What to do
Pictures are not part of the copy. Retype the lines from the first one through the line that contains "import seaborn as sns".

Stored data
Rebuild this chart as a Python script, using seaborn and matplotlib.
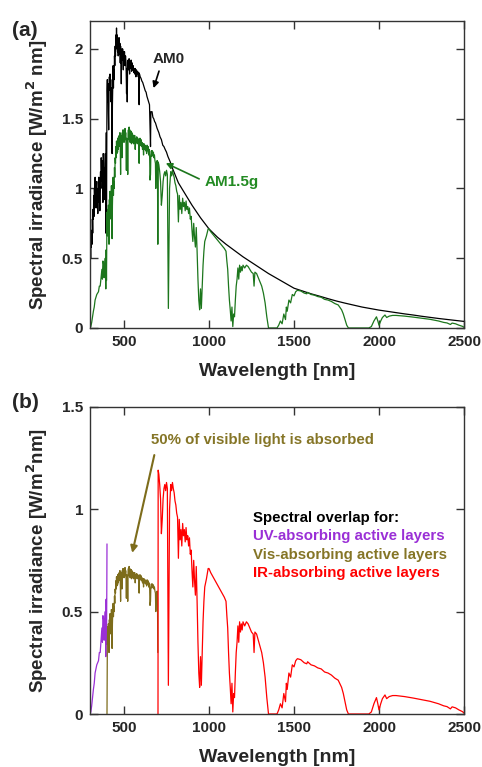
import numpy as np
import pandas as pd
import matplotlib
matplotlib.use("Agg")
import matplotlib.pyplot as plt
import seaborn as sns

# solar spectra, (wavelength nm, irradiance W/m2/nm)
am0_uv = [(300, 0.52), (302, 0.62), (304, 0.5), (306, 0.66), (308, 0.58), (310, 0.7),
          (312, 0.6), (314, 0.78), (316, 0.68), (318, 0.85), (320, 0.78), (322, 0.95),
          (324, 0.8), (326, 1.0), (328, 0.92), (330, 1.08), (332, 0.9), (334, 1.02),
          (336, 0.86), (338, 1.0), (340, 1.05), (342, 0.9), (344, 0.98), (346, 0.82),
          (348, 1.0), (350, 0.95), (352, 1.08), (354, 0.9), (356, 1.0), (358, 0.84),
          (360, 1.05), (362, 1.12), (364, 1.0), (366, 1.22), (368, 1.1), (370, 1.2),
          (372, 1.05), (374, 1.15), (376, 0.9), (378, 1.25), (380, 1.18), (382, 1.05),
          (384, 0.92), (386, 1.15), (388, 1.0), (390, 1.25), (392, 1.1), (393, 0.68),
          (394, 1.0), (396, 1.4), (397, 0.75), (399, 1.3)]
am0_vis = [(400, 1.7), (402, 1.78), (404, 1.62), (406, 1.75), (408, 1.55), (410, 1.42),
           (412, 1.7), (414, 1.8), (416, 1.72), (418, 1.82), (420, 1.7), (422, 1.78),
           (424, 1.62), (426, 1.72), (428, 1.55), (430, 1.25), (432, 1.6), (434, 1.75),
           (436, 1.88), (438, 1.72), (440, 1.85), (442, 1.78), (444, 1.95), (446, 1.88),
           (448, 2.02), (450, 1.95), (452, 2.1), (454, 2.0), (456, 2.15), (458, 2.02),
           (460, 2.1), (462, 1.98), (464, 2.08), (466, 1.95), (468, 2.06), (470, 2.02),
           (472, 2.08), (474, 1.96), (476, 2.04), (478, 1.9), (480, 2.02), (482, 1.95),
           (484, 1.75), (486, 1.98), (488, 2.0), (490, 1.92), (492, 2.0), (494, 1.95),
           (496, 1.85), (498, 1.98), (500, 1.92), (503, 1.98), (506, 1.88), (509, 1.95),
           (512, 1.9), (515, 1.68), (517, 1.86), (519, 1.62), (521, 1.85), (524, 1.92),
           (527, 1.85), (530, 1.93), (533, 1.82), (536, 1.9), (539, 1.86), (542, 1.92),
           (545, 1.84), (548, 1.9), (551, 1.85), (554, 1.88), (557, 1.83), (560, 1.86),
           (563, 1.82), (566, 1.86), (570, 1.8), (573, 1.85), (576, 1.82), (580, 1.84),
           (584, 1.8), (587, 1.83), (589, 1.6), (591, 1.82), (595, 1.8), (600, 1.79),
           (605, 1.77), (610, 1.76), (615, 1.74), (620, 1.72), (625, 1.7), (630, 1.69),
           (635, 1.66), (640, 1.64), (645, 1.62), (650, 1.6), (654, 1.4), (656, 1.3),
           (658, 1.55), (665, 1.55), (670, 1.51), (675, 1.5), (680, 1.48), (685, 1.47),
           (690, 1.45), (695, 1.43)]
am0_ir = [(705, 1.4), (712, 1.37), (720, 1.35), (728, 1.31), (735, 1.3), (742, 1.28),
          (750, 1.26), (758, 1.23), (765, 1.21), (772, 1.19), (780, 1.16), (790, 1.13),
          (800, 1.1), (810, 1.07), (820, 1.04), (835, 1.01), (850, 0.98), (862, 0.955),
          (875, 0.93), (888, 0.905), (900, 0.88), (925, 0.835),
          (950, 0.79), (975, 0.75), (1000, 0.71), (1050, 0.65), (1100, 0.6), (1150, 0.555),
          (1200, 0.51), (1250, 0.47), (1300, 0.43), (1350, 0.39), (1400, 0.355),
          (1450, 0.32), (1500, 0.285), (1550, 0.265), (1600, 0.245), (1650, 0.228),
          (1700, 0.21), (1750, 0.193), (1800, 0.178), (1850, 0.164), (1900, 0.15),
          (1950, 0.139), (2000, 0.128), (2050, 0.119), (2100, 0.11), (2150, 0.101),
          (2200, 0.093), (2250, 0.084), (2300, 0.076), (2350, 0.068), (2400, 0.061),
          (2450, 0.054), (2500, 0.047)]

am15_uv = [(300, 0.0), (305, 0.01), (310, 0.04), (315, 0.08), (320, 0.12), (325, 0.15),
           (330, 0.2), (335, 0.22), (340, 0.24), (345, 0.25), (350, 0.26), (355, 0.3),
           (360, 0.3), (365, 0.36), (370, 0.42), (373, 0.35), (376, 0.48), (380, 0.46),
           (383, 0.36), (386, 0.44), (390, 0.5), (393, 0.28), (395, 0.56), (397, 0.34),
           (399, 0.62), (400, 0.83)]
am15_vis = [(402, 0.66), (404, 0.85), (406, 0.7), (408, 0.88), (410, 0.82), (412, 0.6),
            (414, 0.92), (416, 0.8), (418, 0.98), (420, 0.86), (422, 0.95), (424, 0.78),
            (426, 1.02), (428, 0.9), (430, 0.64), (432, 0.88), (434, 1.0), (436, 1.08),
            (438, 0.95), (440, 1.05), (442, 1.0), (444, 1.15), (446, 1.08), (448, 1.22),
            (450, 1.18), (452, 1.3), (454, 1.22), (456, 1.34), (458, 1.25), (460, 1.33),
            (462, 1.26), (464, 1.36), (466, 1.28), (468, 1.37), (470, 1.3), (472, 1.38),
            (474, 1.32), (476, 1.4), (478, 1.3), (480, 1.1), (482, 1.36), (484, 1.28),
            (486, 1.38), (488, 1.22), (490, 1.4), (492, 1.34), (494, 1.42), (496, 1.36),
            (498, 1.4), (500, 1.33), (502, 1.42), (504, 1.36), (506, 1.43), (508, 1.35),
            (510, 1.4), (512, 1.32), (514, 1.13), (516, 1.36), (518, 1.15), (520, 1.34),
            (522, 1.1), (524, 1.38), (526, 1.42), (528, 1.35), (530, 1.44), (532, 1.36),
            (534, 1.42), (536, 1.33), (538, 1.4), (540, 1.36), (542, 1.41), (544, 1.32),
            (546, 1.4), (548, 1.34), (550, 1.39), (552, 1.33), (554, 1.38), (556, 1.32),
            (558, 1.37), (560, 1.34), (563, 1.38), (566, 1.28), (569, 1.36), (572, 1.33),
            (575, 1.37), (578, 1.32), (581, 1.36), (584, 1.33), (587, 1.35), (589, 1.18),
            (591, 1.33), (594, 1.36), (597, 1.31), (600, 1.35), (603, 1.3), (606, 1.33),
            (609, 1.28), (612, 1.32), (615, 1.24), (618, 1.32), (621, 1.28), (624, 1.31),
            (627, 1.27), (630, 1.3), (633, 1.25), (636, 1.31), (639, 1.27), (642, 1.3),
            (645, 1.24), (648, 1.28), (651, 1.22), (653, 1.06), (656, 1.1), (658, 1.24),
            (661, 1.27), (664, 1.23), (667, 1.27), (670, 1.24), (673, 1.26), (676, 1.22),
            (679, 1.24), (682, 1.2), (685, 1.18), (687, 1.0), (689, 1.12), (692, 1.18),
            (695, 1.2), (697, 1.12), (699, 0.6)]
am15_ir = [(701, 1.19), (705, 1.17), (710, 1.12), (715, 1.05), (720, 0.88), (725, 0.95),
           (730, 1.05), (735, 1.1), (740, 1.12), (745, 1.09), (750, 1.13), (755, 1.1),
           (758, 0.6), (761, 0.14), (764, 0.5), (768, 1.0), (775, 1.12), (780, 1.09),
           (785, 1.13), (790, 1.1), (795, 1.08), (800, 1.04), (805, 1.02), (810, 0.98),
           (815, 0.96), (820, 0.76), (825, 0.95), (830, 0.85), (835, 0.9), (840, 0.82),
           (845, 0.93), (850, 0.87), (855, 0.9), (860, 0.84), (865, 0.91), (870, 0.85),
           (875, 0.87), (880, 0.82), (885, 0.86), (890, 0.78), (895, 0.8), (900, 0.7),
           (905, 0.62), (910, 0.75), (915, 0.65), (920, 0.58), (925, 0.72), (930, 0.55),
           (935, 0.35), (940, 0.2), (945, 0.13), (950, 0.28), (955, 0.14), (960, 0.3),
           (965, 0.45), (970, 0.55), (975, 0.62), (985, 0.66), (995, 0.71), (1000, 0.71),
           (1010, 0.69), (1030, 0.66), (1050, 0.63), (1070, 0.6), (1090, 0.57), (1100, 0.55),
           (1105, 0.48), (1110, 0.42), (1115, 0.3), (1120, 0.2), (1125, 0.13), (1130, 0.05),
           (1135, 0.15), (1140, 0.01), (1145, 0.1), (1150, 0.08), (1155, 0.2), (1160, 0.3),
           (1165, 0.35), (1170, 0.43), (1175, 0.35), (1180, 0.45), (1185, 0.4), (1190, 0.44),
           (1195, 0.41), (1200, 0.45), (1210, 0.43), (1220, 0.45), (1230, 0.44),
           (1240, 0.42), (1250, 0.4), (1260, 0.39), (1265, 0.3), (1270, 0.4), (1280, 0.39),
           (1290, 0.36), (1300, 0.33), (1310, 0.3), (1320, 0.25), (1330, 0.18), (1340, 0.08),
           (1350, 0.0), (1400, 0.0), (1410, 0.02), (1420, 0.05), (1430, 0.03), (1440, 0.1),
           (1450, 0.06), (1455, 0.15), (1460, 0.12), (1470, 0.2), (1480, 0.18), (1490, 0.24),
           (1500, 0.23), (1510, 0.26), (1520, 0.27), (1540, 0.265), (1560, 0.25),
           (1575, 0.245), (1580, 0.255), (1600, 0.24), (1620, 0.235), (1640, 0.225),
           (1660, 0.22), (1680, 0.205), (1700, 0.2), (1720, 0.19), (1740, 0.175),
           (1760, 0.165), (1780, 0.13), (1790, 0.1), (1800, 0.06), (1810, 0.02),
           (1820, 0.0), (1940, 0.0), (1955, 0.01), (1970, 0.05), (1985, 0.08),
           (1993, 0.05), (2000, 0.02), (2010, 0.05), (2020, 0.075), (2035, 0.093),
           (2045, 0.075), (2060, 0.085), (2080, 0.09), (2100, 0.09), (2150, 0.085),
           (2200, 0.078), (2250, 0.07), (2300, 0.062), (2350, 0.05), (2380, 0.04),
           (2400, 0.036), (2420, 0.025), (2430, 0.035), (2450, 0.03), (2470, 0.02),
           (2490, 0.012), (2500, 0.005)]

xticks = [500, 1000, 1500, 2000, 2500]
yticks_a = [0, 0.5, 1, 1.5, 2]
yticks_b = [0, 0.5, 1, 1.5]
ytick_labels_a = ["0", "0.5", "1", "1.5", "2"]
ytick_labels_b = ["0", "0.5", "1", "1.5"]
vis_fraction = 0.5  # "50% of visible light is absorbed"

legend_lines = ["Spectral overlap for:", "UV-absorbing active layers",
                "Vis-absorbing active layers", "IR-absorbing active layers"]

BLACK = "#000000"
GREEN = "#1c761c"
PURPLE = "#9a2fd6"
OLIVE = "#7d6c1b"
OLIVE_TXT = "#857526"
RED = "#ff0000"


def frame(pairs):
    return pd.DataFrame(pairs, columns=["wl", "irr"])


am0 = frame(am0_uv + am0_vis + am0_ir)
am15 = frame(am15_uv + am15_vis + am15_ir)
uv = frame(am15_uv)
vis = frame([(400, 0.0)] + [(w, v * vis_fraction) for w, v in am15_vis])
ir = frame([(700, 0.0)] + am15_ir)

sns.set_style("ticks")
plt.rcParams["font.family"] = ["Liberation Sans", "DejaVu Sans"]
plt.rcParams["font.weight"] = "bold"

fig = plt.figure(figsize=(4.82, 7.67), dpi=100)
ax_a = fig.add_axes([0.1867, 0.5724, 0.776, 0.4002])
ax_b = fig.add_axes([0.1867, 0.0691, 0.776, 0.4007])

lw = 0.9
sns.lineplot(data=am0, x="wl", y="irr", ax=ax_a, color=BLACK, lw=lw,
             sort=False, estimator=None)
sns.lineplot(data=am15, x="wl", y="irr", ax=ax_a, color=GREEN, lw=lw,
             sort=False, estimator=None)

sns.lineplot(data=uv, x="wl", y="irr", ax=ax_b, color=PURPLE, lw=lw,
             sort=False, estimator=None)
sns.lineplot(data=vis, x="wl", y="irr", ax=ax_b, color=OLIVE, lw=lw,
             sort=False, estimator=None)
sns.lineplot(data=ir, x="wl", y="irr", ax=ax_b, color=RED, lw=lw,
             sort=False, estimator=None)

for ax, ymax, yt, ytl, ylab, xl_y in [
        (ax_a, 2.2, yticks_a, ytick_labels_a,
         "Spectral irradiance [W/m$^\\mathbf{2}$ nm]", -0.115),
        (ax_b, 1.5, yticks_b, ytick_labels_b,
         "Spectral irradiance [W/m$^\\mathbf{2}$nm]", -0.113)]:
    ax.set_xlim(300, 2500)
    ax.set_ylim(0, ymax)
    ax.set_xticks(xticks)
    ax.set_xticklabels([str(t) for t in xticks])
    ax.set_yticks(yt)
    ax.set_yticklabels(ytl)
    ax.tick_params(direction="in", length=6, width=1, color="#333333",
                   top=True, right=True, labelsize=11, pad=5)
    for lab in ax.get_xticklabels() + ax.get_yticklabels():
        lab.set_fontweight("bold")
    for s in ax.spines.values():
        s.set_color("#333333")
        s.set_linewidth(1)
    ax.set_xlabel("Wavelength [nm]", fontsize=14, fontweight="bold")
    ax.set_ylabel(ylab, fontsize=13.5, fontweight="bold")
    ax.xaxis.set_label_coords(0.5, xl_y)
    ax.yaxis.set_label_coords(-0.106, 0.5)

fig.text(0.025, 0.972, "(a)", fontsize=15, fontweight="bold", va="top")
fig.text(0.025, 0.487, "(b)", fontsize=15, fontweight="bold", va="top")

# panel (a) annotations
ax_a.annotate("", xy=(669, 1.70), xytext=(711, 1.86),
              arrowprops=dict(arrowstyle="-|>", color=BLACK, lw=1.2, mutation_scale=9))
ax_a.text(762, 1.93, "AM0", fontsize=11, fontweight="bold", ha="center", va="center")
ax_a.annotate("", xy=(731, 1.19), xytext=(957, 1.06),
              arrowprops=dict(arrowstyle="-|>", color=GREEN, lw=1.2, mutation_scale=9))
ax_a.text(975, 1.045, "AM1.5g", fontsize=11, fontweight="bold", color="#238b23",
          ha="left", va="center")

# panel (b) annotations
ax_b.annotate("", xy=(545, 0.773), xytext=(682, 1.277),
              arrowprops=dict(arrowstyle="-|>", color=OLIVE, lw=1.5, mutation_scale=10))
ax_b.text(661, 1.337, "50% of visible light is absorbed", fontsize=10.8,
          fontweight="bold", color=OLIVE_TXT, ha="left", va="center")

for i, (txt, col) in enumerate(zip(legend_lines, [BLACK, PURPLE, OLIVE_TXT, RED])):
    ax_b.text(1259, 0.957 - i * 0.09, txt, fontsize=10.8, fontweight="bold",
              color=col, ha="left", va="center")

fig.savefig("out.png", dpi=100)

Result
Rebuild this chart as a Python script, using seaborn and matplotlib.
import numpy as np
import pandas as pd
import matplotlib
matplotlib.use("Agg")
import matplotlib.pyplot as plt
import seaborn as sns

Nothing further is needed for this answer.